The Federal Trade Commission has documented specific guidelines for when and how influencers must disclose sponsorships to their followers. If you work with brands to recommend or endorse products, you must comply with the law and fully disclose your relationship with that brand.
Why is this important?
The Federal Trade Commission (FTC) is the nation’s consumer protection agency. As the influencer marketing industry and creator economy continue to grow, the FTC is looking even more closely at advertisers working with influencers and handing out hefty fines to those not complying with FTC guidelines.
- In June 2021, Chairman Khan was appointed FTC Chair. An advocate for consumer rights and a strong tech critic, Lina’s priorities can be found in this memo.
- In July 2021, Lina reaffirmed the agency’s Section 5 authority, which allows the FTC to bypass the need to go through administrative courts to send Notices of Penalty Offenses. HERE is an example of what such a notice would look like.
- In October 2021, the FTC issued a round of approximately 700 Notices to advertisers and released a press release stating that “[t]he rise of social media has blurred the line between authentic content and advertising, leading to an explosion in deceptive endorsements across the marketplace.”
“Briefly, what the FTC is trying to avoid is situations where companies have their employees manipulating the marketplace through fake reviews. The guidelines also prohibit using paid endorsers to deceive consumers into thinking that something is better or more popular than it actually is.” - Neal Schaffer.
Not complying with FTC Guidelines can lead to penalties, fines, and legal fees. It is up to the brands and companies as well as the influencers in the partnerships to know the law and how to disclose correctly. As the industry matures, campaigns will be held at a higher standard when it comes to legal compliance.
There is also a loud cry from consumers for authenticity and transparency regarding brand partnerships.
When do I need to disclose a brand partnership?
An influencer’s material relationship, or what the FTC calls a “material connection,” with a brand makes disclosures necessary. You must disclose the partnership if you have a financial, employment, personal, or familial relationship with a brand. This is true for both paid and unpaid partnerships, such as free or discounted products or services.
How should I disclose a partnership?
Influencers cannot assume that followers are aware of their connections to brands, and therefore MUST disclosure relationship clearly in all advertising content:
- Disclose early and often. You should add the #ad, #advertisement, #paid, or #sponsored hashtag within the first few lines of your post, not hidden within a group of hashtags at the bottom. #Ad is a safe choice to use for any platform, as long as it is clearly included. #Ambassador or #Sponsored can be too vague for audiences, so being clear with specific hashtags like #Brand_Ambassador or #Brand_Partner is better. It’s acceptable to use phrasing like partner or ambassador, e.g., “FohrPartner” or “Fohr Ambassador.”

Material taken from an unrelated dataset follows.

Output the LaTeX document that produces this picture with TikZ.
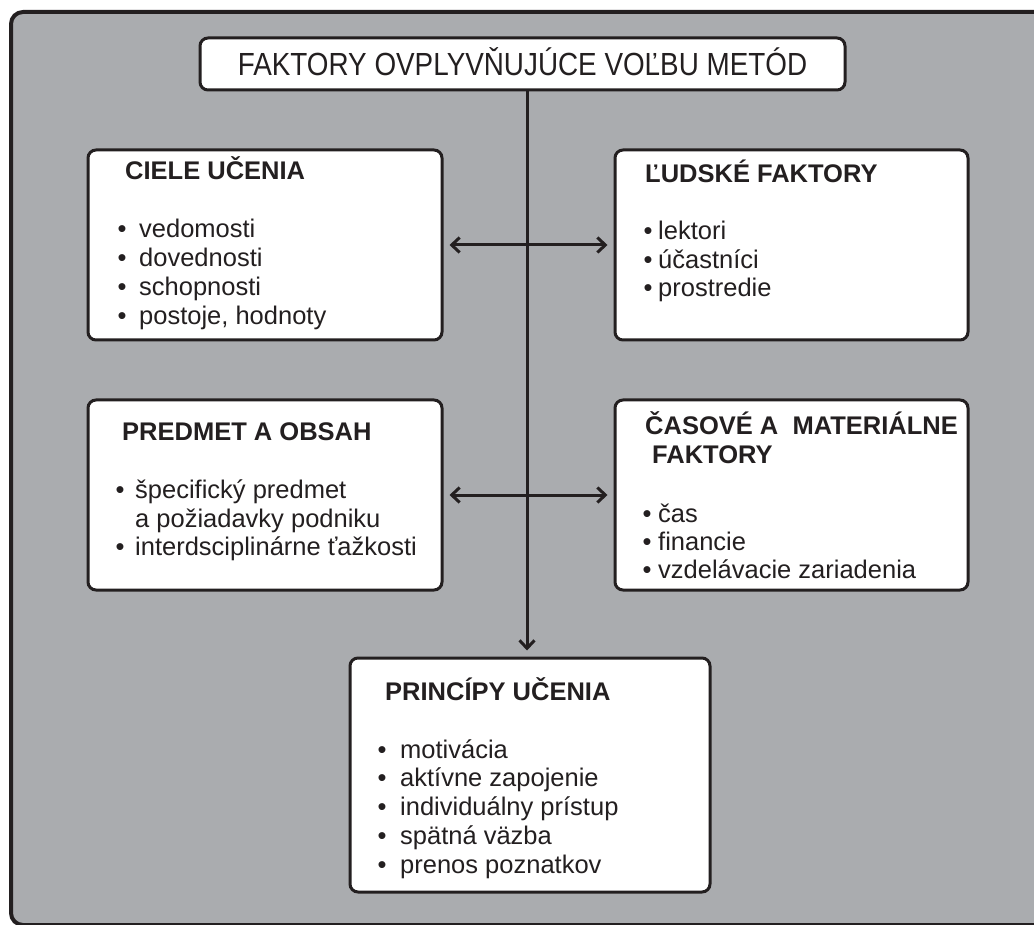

- Choose your words wisely. Be explicit about where and how you received a product or service. Instead of saying ‘I bought this product at this store,’ explicitly state that you received the product as a part of your partnership or received this product or service as a gift. Influencers are required to disclose their relationship with the brand – i.e. that they’re a paid partner and / or that they received free product.
- Don’t assume that your community knows your brand relationships and partnerships because you’ve posted about them before.
- Don’t post about a product or service you haven’t tried. This is also one of our 10 Rules of Ambassador Marketing. Influencers should not speak about products they have not tried themselves, or falsely share positive testimonials on products they did not like.
- Avoid false claims or inaccurate information about the product or service you’re endorsing. The review or endorsement needs to be honest and authentic. Influencers should share their specific, personal experience with the brand / product. These are opinions and should start with phrases like “I think” or “I felt.” Claims are facts that must be backed by data / research, and any claims made must be approved and/or provided by the brand.
Other Disclosure Tips
If your endorsement is in a picture on a platform like Snapchat and Instagram Stories, superimpose the disclosure over the photo and make sure viewers have enough time to notice and read it. When disclosing partnerships, the text must be legible and not too small to read.
If making an endorsement in a live stream, you should periodically repeat the disclosure so viewers who only see part of the stream will be informed.
If making an endorsement in a video, the disclosure should be in the video and not just in the description. Viewers are more likely to notice disclosures made in both audio and video. Some viewers may watch without sound, and others may not see superimposed words. Ideally, the disclosure should be within the first 30 seconds of your video. Influencers should start a video by verbally stating that they are partnering with the brand, and supplement with written disclosure (i.e. in captions, text on screen). Content without a video / spoken component must include written disclosure that is visible without needing to click to view “more.”